■ Requirements:
Skip all pictures, then print the remaining material exactly.

■ Information supplied:

━━━━━━━━━━

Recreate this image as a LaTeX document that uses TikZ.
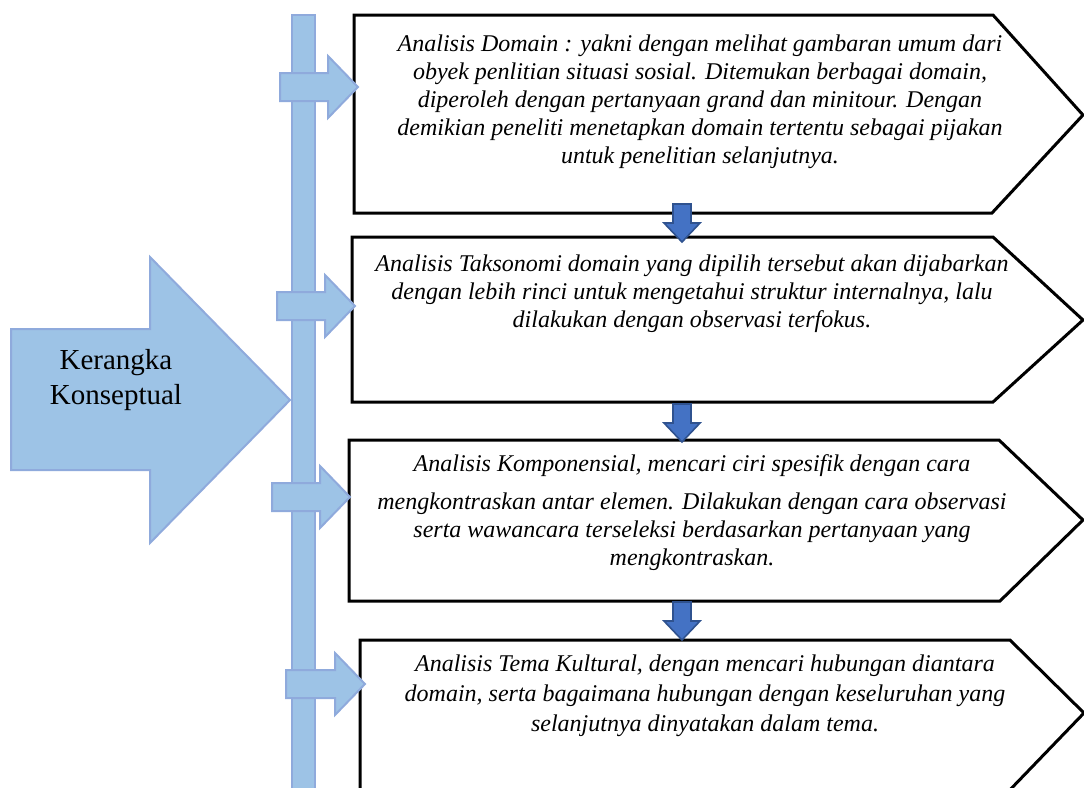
\documentclass[tikz,border=0pt]{standalone}
\usepackage{fontspec}
\setmainfont{Liberation Serif}
\usepackage{xcolor}
\usepackage{tikz}
\usetikzlibrary{positioning, calc}
\definecolor{KKLight}{RGB}{157, 195, 230}
\definecolor{KKLightEdge}{RGB}{143, 170, 220}
\definecolor{KKDark}{RGB}{68, 114, 196}
\definecolor{KKDarkEdge}{RGB}{47, 82, 143}

\tikzset{
  lightblock/.style={fill=KKLight, draw=KKLightEdge, line width=1pt},
  darkblock/.style={fill=KKDark, draw=KKDarkEdge, line width=0.8pt},
  stagebox/.style={draw=black, line width=1.5pt, fill=white},
  stagetext/.style={align=center, font=\itshape\fontsize{12}{14}\selectfont},
}

\begin{document}
\begin{tikzpicture}[x=0.5pt,y=-0.5pt]
  \clip (0,0) rectangle (1084,788);
  \fill[white] (0,0) rectangle (1084,788);
  % vertical bar
  \draw[lightblock] (292,15) rectangle (315,795);
  % big arrow
  \draw[lightblock] (11,329) -- (150,329) -- (150,257) -- (290,400) -- (150,543)
    -- (150,470) -- (11,470) -- cycle;
  \node[align=center, font=\fontsize{14.5}{17.5}\selectfont] (kerangka) at (116,380)
    {Kerangka\\Konseptual};
  % stage boxes
  \draw[stagebox] (354,15) -- (993,15) -- (1083,115) -- (992,213) -- (354,213) -- cycle;
  \draw[stagebox] (352,237) -- (993,237) -- (1083,320) -- (993,402) -- (352,402) -- cycle;
  \draw[stagebox] (349,440) -- (999,440) -- (1083,520) -- (1000,601) -- (349,601) -- cycle;
  \draw[stagebox] (360,640) -- (1010,640) -- (1084,713) -- (1005,795) -- (360,795) -- cycle;
  % small arrows from the bar
  \foreach \xa/\xt/\yc in {280/358/87, 277/355/306, 272/350/497, 286/365/684} {
    \draw[lightblock] (\xa,\yc-14) -- (\xt-30,\yc-14) -- (\xt-30,\yc-31) -- (\xt,\yc)
      -- (\xt-30,\yc+31) -- (\xt-30,\yc+14) -- (\xa,\yc+14) -- cycle;
  }
  % down arrows between boxes
  \foreach \yt in {204, 404, 602} {
    \draw[darkblock] (673,\yt) -- (691,\yt) -- (691,\yt+19) -- (700,\yt+19) -- (682,\yt+38)
      -- (664,\yt+19) -- (673,\yt+19) -- cycle;
  }
  \node[stagetext] (domain) at (700,102) {Analisis Domain : yakni dengan melihat gambaran umum dari\\
    obyek penlitian situasi sosial. Ditemukan berbagai domain,\\
    diperoleh dengan pertanyaan grand dan minitour. Dengan\\
    demikian peneliti menetapkan domain tertentu sebagai pijakan\\
    untuk penelitian selanjutnya.};
  \node[stagetext] (taksonomi) at (692,294) {Analisis Taksonomi domain yang dipilih tersebut akan dijabarkan\\
    dengan lebih rinci untuk mengetahui struktur internalnya, lalu\\
    dilakukan dengan observasi terfokus.};
  \node[stagetext] (komponen) at (692,513) {Analisis Komponensial, mencari ciri spesifik dengan cara\\[5pt]
    mengkontraskan antar elemen. Dilakukan dengan cara observasi\\
    serta wawancara terseleksi berdasarkan pertanyaan yang\\
    mengkontraskan.};
  \node[stagetext, font=\itshape\fontsize{12}{15}\selectfont] (tema) at (705,696) {Analisis Tema Kultural, dengan mencari hubungan diantara\\
    domain, serta bagaimana hubungan dengan keseluruhan yang\\
    selanjutnya dinyatakan dalam tema.};
\end{tikzpicture}
\end{document}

━━━━━━━━━━

■ Reply to the exercise:
Recreate this image as a LaTeX document that uses TikZ.
\documentclass[tikz,border=0pt]{standalone}
\usepackage{fontspec}
\setmainfont{Liberation Serif}
\usepackage{xcolor}
\usepackage{tikz}
\usetikzlibrary{positioning, calc}
\definecolor{KKLight}{RGB}{157, 195, 230}
\definecolor{KKLightEdge}{RGB}{143, 170, 220}
\definecolor{KKDark}{RGB}{68, 114, 196}
\definecolor{KKDarkEdge}{RGB}{47, 82, 143}

\tikzset{
  lightblock/.style={fill=KKLight, draw=KKLightEdge, line width=1pt},
  darkblock/.style={fill=KKDark, draw=KKDarkEdge, line width=0.8pt},
  stagebox/.style={draw=black, line width=1.5pt, fill=white},
  stagetext/.style={align=center, font=\itshape\fontsize{12}{14}\selectfont},
}

\begin{document}
\begin{tikzpicture}[x=0.5pt,y=-0.5pt]
  \clip (0,0) rectangle (1084,788);
  \fill[white] (0,0) rectangle (1084,788);
  % vertical bar
  \draw[lightblock] (292,15) rectangle (315,795);
  % big arrow
  \draw[lightblock] (11,329) -- (150,329) -- (150,257) -- (290,400) -- (150,543)
    -- (150,470) -- (11,470) -- cycle;
  \node[align=center, font=\fontsize{14.5}{17.5}\selectfont] (kerangka) at (116,380)
    {Kerangka\\Konseptual};
  % stage boxes
  \draw[stagebox] (354,15) -- (993,15) -- (1083,115) -- (992,213) -- (354,213) -- cycle;
  \draw[stagebox] (352,237) -- (993,237) -- (1083,320) -- (993,402) -- (352,402) -- cycle;
  \draw[stagebox] (349,440) -- (999,440) -- (1083,520) -- (1000,601) -- (349,601) -- cycle;
  \draw[stagebox] (360,640) -- (1010,640) -- (1084,713) -- (1005,795) -- (360,795) -- cycle;
  % small arrows from the bar
  \foreach \xa/\xt/\yc in {280/358/87, 277/355/306, 272/350/497, 286/365/684} {
    \draw[lightblock] (\xa,\yc-14) -- (\xt-30,\yc-14) -- (\xt-30,\yc-31) -- (\xt,\yc)
      -- (\xt-30,\yc+31) -- (\xt-30,\yc+14) -- (\xa,\yc+14) -- cycle;
  }
  % down arrows between boxes
  \foreach \yt in {204, 404, 602} {
    \draw[darkblock] (673,\yt) -- (691,\yt) -- (691,\yt+19) -- (700,\yt+19) -- (682,\yt+38)
      -- (664,\yt+19) -- (673,\yt+19) -- cycle;
  }
  \node[stagetext] (domain) at (700,102) {Analisis Domain : yakni dengan melihat gambaran umum dari\\
    obyek penlitian situasi sosial. Ditemukan berbagai domain,\\
    diperoleh dengan pertanyaan grand dan minitour. Dengan\\
    demikian peneliti menetapkan domain tertentu sebagai pijakan\\
    untuk penelitian selanjutnya.};
  \node[stagetext] (taksonomi) at (692,294) {Analisis Taksonomi domain yang dipilih tersebut akan dijabarkan\\
    dengan lebih rinci untuk mengetahui struktur internalnya, lalu\\
    dilakukan dengan observasi terfokus.};
  \node[stagetext] (komponen) at (692,513) {Analisis Komponensial, mencari ciri spesifik dengan cara\\[5pt]
    mengkontraskan antar elemen. Dilakukan dengan cara observasi\\
    serta wawancara terseleksi berdasarkan pertanyaan yang\\
    mengkontraskan.};
  \node[stagetext, font=\itshape\fontsize{12}{15}\selectfont] (tema) at (705,696) {Analisis Tema Kultural, dengan mencari hubungan diantara\\
    domain, serta bagaimana hubungan dengan keseluruhan yang\\
    selanjutnya dinyatakan dalam tema.};
\end{tikzpicture}
\end{document}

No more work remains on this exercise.